No sólo es contradictorio el mandato de cambiar y aceptarse plenamente. También el del control y el del distanciamiento de sentimientos y pensamientos, considerados como una “adicción”. El autocontrol remite a la condena de la queja y al consejo de “cesar en la lucha”. En la búsqueda del logro y del reconocimiento de los demás que, como muy bien sabe la sociología, constituyen la fuente de la identidad. Y por ende de la felicidad. Por su parte, el mandato de control emocional recuerda a la vía positiva y al empeño en la mutación del estilo de pensamiento “negativo” al “positivo” y a un sujeto racional que embrida sus pasiones. Pero la autoayuda plantea un individuo no racional, que trata de deshacerse del yo y sus apegos. El mandato de distanciamiento abandona todo empeño y se rinde al sufrimiento esperando encontrar la paz interna, la serenidad, única felicidad posible. Estas tensiones se explican por la colonización del lenguaje espiritualista, que tiene al budismo como marco, por parte del psicológico. Por si fuera poco, la autoayuda espiritualista marida extraños como el budismo y la neurociencia, haciendo de la meditación el ancla de la tranquilidad, del desapego, de la disolución del yo. Pero la convierte en un ejercicio gimnástico de una respiración liberadora sin sentido más allá de sí misma.

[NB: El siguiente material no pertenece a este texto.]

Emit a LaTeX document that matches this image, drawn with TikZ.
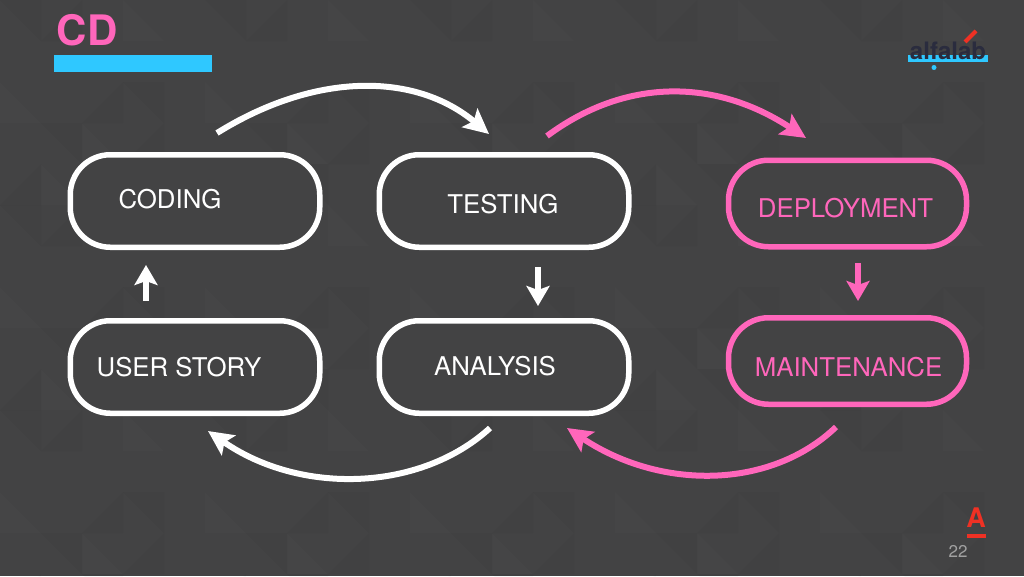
\documentclass[tikz,border=0pt]{standalone}
\usepackage{fontspec}
\setmainfont{TeX Gyre Heros}
\usetikzlibrary{arrows.meta,shadows}
\definecolor{bgc}{HTML}{434344}
\definecolor{pinkc}{HTML}{FF66BB}
\definecolor{bluec}{HTML}{2FC8FF}
\definecolor{redc}{HTML}{EF3124}
\definecolor{navyc}{HTML}{2A2C3E}
\tikzset{
  x=1pt,y=-1pt,
  boxbase/.style={rounded corners=40pt,line width=5.5pt,fill=bgc,inner sep=0pt,
    drop shadow={shadow xshift=0pt,shadow yshift=-2pt,opacity=.3,fill=black}},
  whitebox/.style={boxbase,draw=white},
  pinkbox/.style={boxbase,draw=pinkc},
  lbl/.style={font=\fontsize{25.8}{28}\selectfont,inner sep=0pt},
  whitelbl/.style={lbl,text=white},
  pinklbl/.style={lbl,text=pinkc},
  arc/.style={line width=6pt,-{Stealth[length=25pt,width=24pt,inset=5pt]}},
  stub/.style={line width=6pt,-{Stealth[length=20pt,width=23pt,inset=4pt]}},
}
\begin{document}
\begin{tikzpicture}
\useasboundingbox (0,0) rectangle (1024,576);
\fill[bgc] (0,0) rectangle (1024,576);
% faint tessellated background
\foreach \i in {0,...,25}{\foreach \j in {0,...,14}{
  \pgfmathtruncatemacro{\a}{mod(\i*7+\j*13+\i*\j*3,5)}
  \pgfmathsetmacro{\px}{\i*41}\pgfmathsetmacro{\py}{\j*41}
  \ifnum\a=0 \fill[black,opacity=.022] (\px,\py) -- ++(41,0) -- ++(0,41) -- cycle;\fi
  \ifnum\a=1 \fill[white,opacity=.01] (\px,\py) -- ++(41,41) -- ++(-41,0) -- cycle;\fi
  \ifnum\a=2 \fill[black,opacity=.016] (\px,\py) ++(41,0) -- ++(0,41) -- ++(-41,0) -- cycle;\fi
}}
% title
\node[font=\fontsize{42}{44}\selectfont\bfseries,text=pinkc,inner sep=0pt] (title) at (87,30.5) {CD};
\fill[bluec] (54,54.5) rectangle (211.5,71.5);
% boxes
\node[whitebox,minimum width=249.5pt,minimum height=92.5pt] (coding) at (195,201) {};
\node[whitebox,minimum width=249.5pt,minimum height=92.5pt] (testing) at (504,201) {};
\node[whitebox,minimum width=249.5pt,minimum height=92.5pt] (story) at (195,367) {};
\node[whitebox,minimum width=249.5pt,minimum height=92.5pt] (analysis) at (504,367) {};
\node[pinkbox,minimum width=238pt,minimum height=86.5pt] (deploy) at (847.5,203.5) {};
\node[pinkbox,minimum width=238pt,minimum height=86.5pt] (maint) at (847.5,361) {};
% labels
\node[whitelbl] (tcoding) at (170,199) {CODING};
\node[whitelbl] (ttesting) at (503,204) {TESTING};
\node[whitelbl] (tstory) at (179,367) {USER STORY};
\node[whitelbl] (tanalysis) at (495,366) {ANALYSIS};
\node[pinklbl] (tdeploy) at (845.5,208.5) {DEPLOYMENT};
\node[pinklbl] (tmaint) at (848.5,367) {MAINTENANCE};
% connector ends
\coordinate (a1) at (217,133); \coordinate (a2) at (489,134);
\coordinate (b1) at (547,136); \coordinate (b2) at (806,138);
\coordinate (c1) at (836,427); \coordinate (c2) at (567,428);
\coordinate (d1) at (490,428); \coordinate (d2) at (208,431);
\coordinate (s1) at (146,301); \coordinate (s2) at (146,265);
\coordinate (s3) at (538,267); \coordinate (s4) at (538,306);
\coordinate (s5) at (858,263); \coordinate (s6) at (858,301);
% arcs
\draw[arc,white] (a1) .. controls (315,72) and (415,72) .. (a2);
\draw[arc,pinkc] (b1) .. controls (625,78) and (715,78) .. (b2);
\draw[arc,pinkc] (c1) .. controls (770,490) and (660,490) .. (c2);
\draw[arc,white] (d1) .. controls (420,492) and (300,495) .. (d2);
% stubs
\draw[stub,white] (s1) -- (s2);
\draw[stub,white] (s3) -- (s4);
\draw[stub,pinkc] (s5) -- (s6);
% alfalab logo
\fill[bluec] (907.5,55) -- (988,55) -- (988,62) -- (907.5,62) -- cycle;
\node[font=\fontsize{24}{26}\selectfont\bfseries,text=navyc,inner sep=0pt] (logo) at (948,51) {alfalab};
\draw[redc,line width=4pt] (965,42) -- (976,31);
\fill[bluec] (934,67.5) circle (2.5pt);
% alfa mark
\node[font=\fontsize{27}{29}\selectfont\bfseries,text=redc,inner sep=0pt] (mark) at (976,518) {A};
\fill[redc] (966.5,534) rectangle (986,538);
\node[font=\fontsize{17}{19}\selectfont,text=white!50!bgc,inner sep=0pt] (page) at (958,551) {22};
\end{tikzpicture}
\end{document}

La vía negativa a la felicidad expresada en la autoayuda espiritualista deja al individuo de la modernidad tardía sólo frente a unas fuentes heteróclitas donde domina una psicología —no la religión ni la espiritualidad— que quiere beber de la ciencia. La vía para la serenidad es, a la postre, respirar para contener una identidad inestable que pugna por desvanecerse, a falta de apoyo social que procure el reconocimiento necesario para mantenerse firme frente al dolor. Y cae en un solipsismo producto de haber puesto entre paréntesis a la sociedad, a los otros, fuentes de sufrimiento, pero también de reconocimiento, baluarte de una identidad plena.